All it ever said about scope was that it prevented references from escaping.
It did not explain what that meant for any particular type. Reasonable
assumptions could be made about what it probably meant, but it was never
actually explained. DIP 1000 explains the semantics, and it clearly goes
beyond whatever might have been originally planned, because it applies scope
to far more than just parameters in order to make it work.

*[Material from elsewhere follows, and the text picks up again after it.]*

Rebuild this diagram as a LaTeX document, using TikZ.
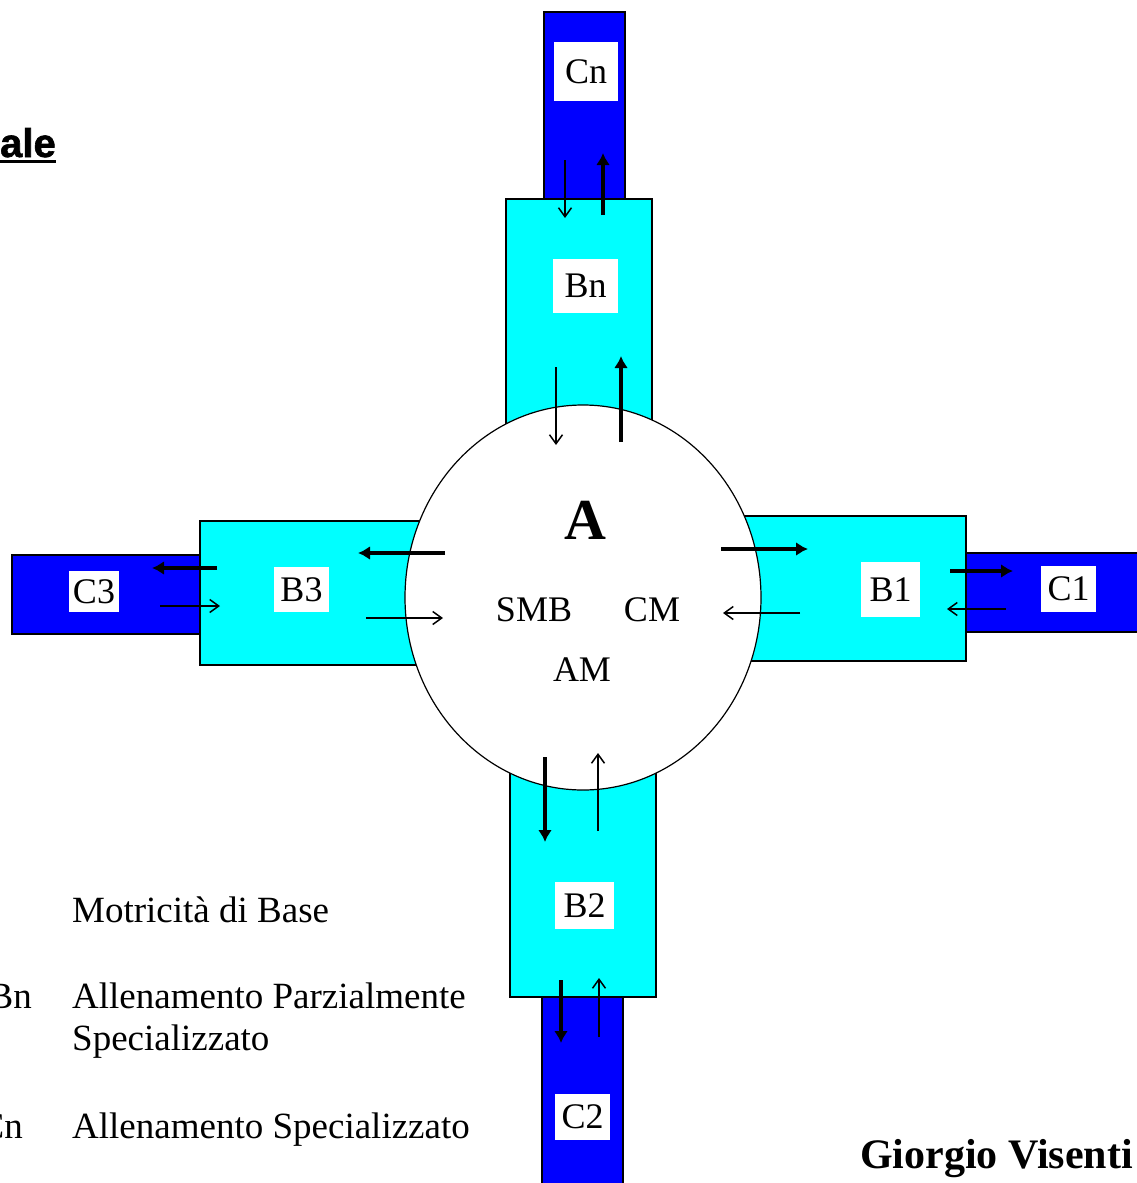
\documentclass[tikz,border=0pt]{standalone}
\usepackage{fontspec}
\setmainfont{Liberation Serif}
\newfontfamily\sansblack[FakeBold=1.5]{Liberation Sans}
\usetikzlibrary{arrows.meta,shapes.geometric}
\definecolor{cyanbox}{RGB}{0,255,255}
\definecolor{bluebox}{RGB}{0,0,255}
\begin{document}
\begin{tikzpicture}[x=1pt,y=-1pt,
  cbar/.style={draw=black,line width=1.6pt,fill=bluebox},
  bbar/.style={draw=black,line width=1.6pt,fill=cyanbox},
  lbl/.style={fill=white,inner sep=0pt,font=\fontsize{36}{40}\selectfont},
  intext/.style={inner sep=0pt,font=\fontsize{36}{40}\selectfont},
  legend/.style={inner sep=0pt,anchor=base west,font=\fontsize{37}{42}\selectfont},
  arrthin/.style={line width=1.5pt,-{Straight Barb[length=9pt,width=13pt]}},
  arrthick/.style={line width=4pt,-{Latex[length=12pt,width=14pt]}},
  ]
\useasboundingbox (0,0) rectangle (1137,1183);
\clip (0,0) rectangle (1137,1183);
% C bars
\draw[cbar] (544,12) rectangle (625,205);
\draw[cbar] (12,555) rectangle (205,634);
\draw[cbar] (960,553) rectangle (1150,632);
\draw[cbar] (542,990) rectangle (623,1200);
% B bars
\draw[bbar] (506,199) rectangle (652,440);
\draw[bbar] (200,521) rectangle (430,665);
\draw[bbar] (730,516) rectangle (966,661);
\draw[bbar] (510,760) rectangle (656,997);
% central circle
\node[draw=black,line width=1.2pt,fill=white,ellipse,minimum width=356pt,minimum height=385pt,inner sep=0pt] (circ) at (583,597.5) {};
% labels
\node[lbl,minimum width=64pt,minimum height=59pt] (cn) at (586,71.5) {Cn};
\node[lbl,minimum width=65pt,minimum height=54pt] (bn) at (585.5,286) {Bn};
\node[lbl,minimum width=55pt,minimum height=45pt] (b3) at (301.5,589.5) {B3};
\node[lbl,minimum width=50pt,minimum height=41pt] (c3) at (94,591.5) {C3};
\node[lbl,minimum width=59pt,minimum height=55pt] (b1) at (890.5,589.5) {B1};
\node[lbl,minimum width=55pt,minimum height=46pt] (c1) at (1068.5,589) {C1};
\node[lbl,minimum width=59pt,minimum height=47pt] (b2) at (584.5,905.5) {B2};
\node[lbl,minimum width=55pt,minimum height=46pt] (c2) at (582.5,1117) {C2};
% circle texts
\node[inner sep=0pt,font=\fontsize{58}{60}\selectfont\bfseries] (lA) at (585,520) {A};
\node[intext] (smb) at (534,610) {SMB};
\node[intext] (cm) at (652,610) {CM};
\node[intext] (am) at (582,670) {AM};
% arrows top
\coordinate (a1s) at (565,160); \coordinate (a1e) at (565,218);
\coordinate (a2s) at (603,215); \coordinate (a2e) at (603,153);
\coordinate (a3s) at (556,367); \coordinate (a3e) at (556,445);
\coordinate (a4s) at (621,442); \coordinate (a4e) at (621,356);
\draw[arrthin] (a1s) -- (a1e);
\draw[arrthick] (a2s) -- (a2e);
\draw[arrthin] (a3s) -- (a3e);
\draw[arrthick] (a4s) -- (a4e);
% arrows left
\coordinate (l1s) at (445,553); \coordinate (l1e) at (358,553);
\coordinate (l2s) at (366,618); \coordinate (l2e) at (443,618);
\coordinate (l3s) at (217,568); \coordinate (l3e) at (152,568);
\coordinate (l4s) at (160,606); \coordinate (l4e) at (220,606);
\draw[arrthick] (l1s) -- (l1e);
\draw[arrthin] (l2s) -- (l2e);
\draw[arrthick] (l3s) -- (l3e);
\draw[arrthin] (l4s) -- (l4e);
% arrows right
\coordinate (r1s) at (721,549); \coordinate (r1e) at (808,549);
\coordinate (r2s) at (800,613); \coordinate (r2e) at (723,613);
\coordinate (r3s) at (950,571); \coordinate (r3e) at (1013,571);
\coordinate (r4s) at (1006,609); \coordinate (r4e) at (947,609);
\draw[arrthick] (r1s) -- (r1e);
\draw[arrthin] (r2s) -- (r2e);
\draw[arrthick] (r3s) -- (r3e);
\draw[arrthin] (r4s) -- (r4e);
% arrows bottom
\coordinate (d1s) at (545,757); \coordinate (d1e) at (545,842);
\coordinate (d2s) at (598,831); \coordinate (d2e) at (598,753);
\coordinate (d3s) at (561,980); \coordinate (d3e) at (561,1043);
\coordinate (d4s) at (599,1037); \coordinate (d4e) at (599,978);
\draw[arrthick] (d1s) -- (d1e);
\draw[arrthin] (d2s) -- (d2e);
\draw[arrthick] (d3s) -- (d3e);
\draw[arrthin] (d4s) -- (d4e);
% title fragment
\node[inner sep=0pt,anchor=base east,font=\sansblack\fontsize{40}{44}\selectfont\bfseries] (ttl) at (56,157) {ale};
\draw[line width=3pt] (0,161) -- (56,161);
% legend
\node[legend] (m1) at (72,922) {Motricità di Base};
\node[inner sep=0pt,anchor=base east,font=\fontsize{37}{42}\selectfont] (kb) at (32,1008) {Bn};
\node[legend] (m2) at (72,1008) {Allenamento Parzialmente};
\node[legend] (m3) at (72,1050) {Specializzato};
\node[inner sep=0pt,anchor=base east,font=\fontsize{37}{42}\selectfont] (kc) at (23,1138) {Cn};
\node[legend] (m4) at (72,1138) {Allenamento Specializzato};
% author
\node[inner sep=0pt,anchor=base west,font=\fontsize{42}{46}\selectfont\bfseries] (auth) at (860,1168) {Giorgio Visenti};
\end{tikzpicture}
\end{document}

> so much code using it may actually be totally
> correct, and keeping the original behavior would actually help
> adoption of the new rules because more code would be compatible
> with it!
>
> We need to stop being cowards about compile errors. The compiler
> actually correctly flagging an error that it skipped before isn't
> code breakage. That's FIXING broken code by actually drawing
> attention to the ALREADY EXISTING bug.

Well, if you want that, you'll have to talk Walter into it. In this case, I
very much agree with him. Based on discussions on it in the past, and many
of the questions that have popped up over the years, I think that it's quite
clear that a lot of folks have been using in without really understanding
it, meaning that I don't think that it's at all safe to say that the average
programmer used in expecting anything like the semantics of DIP 1000, and
the changes that -dip1000 requires means that scope needs to be used in a
lot more places than just the function parameters, meaning that even if the
programmer had meant in / const scope in the way that DIP 1000 means scope,
their code is going to have quite a few compilation errors with the change.
This wouldn't be a few compilation errors here and there that would catch
bugs. This would be compilation errors all over the place because either in
was misused and/or because scope is required in a bunch of extra places to
make it work.

Now, I there are enough issues with using -dip1000 that I don't know how
Walter is ever going to make it the default behavior anyway. So, maybe
there's room to argue that it causes enough breakage on its own that it
doesn't matter if in breaks everything, but I think that it's very much a
stretch to argue that most of the uses of in in the wild match what -dip1000
means.

Personally, I think that it was mistake in the first place to have a keyword
be an alias for another keyword - let alone two keywords - but the only way
to fix that would be to deprecate in, and given that Walter's reaction was
to make in const rather than deprecate it, I question that he could be
talked into doing so. It _is_ used by a lot of code, whether the programmer
meant anything like DIP 1000 means or not.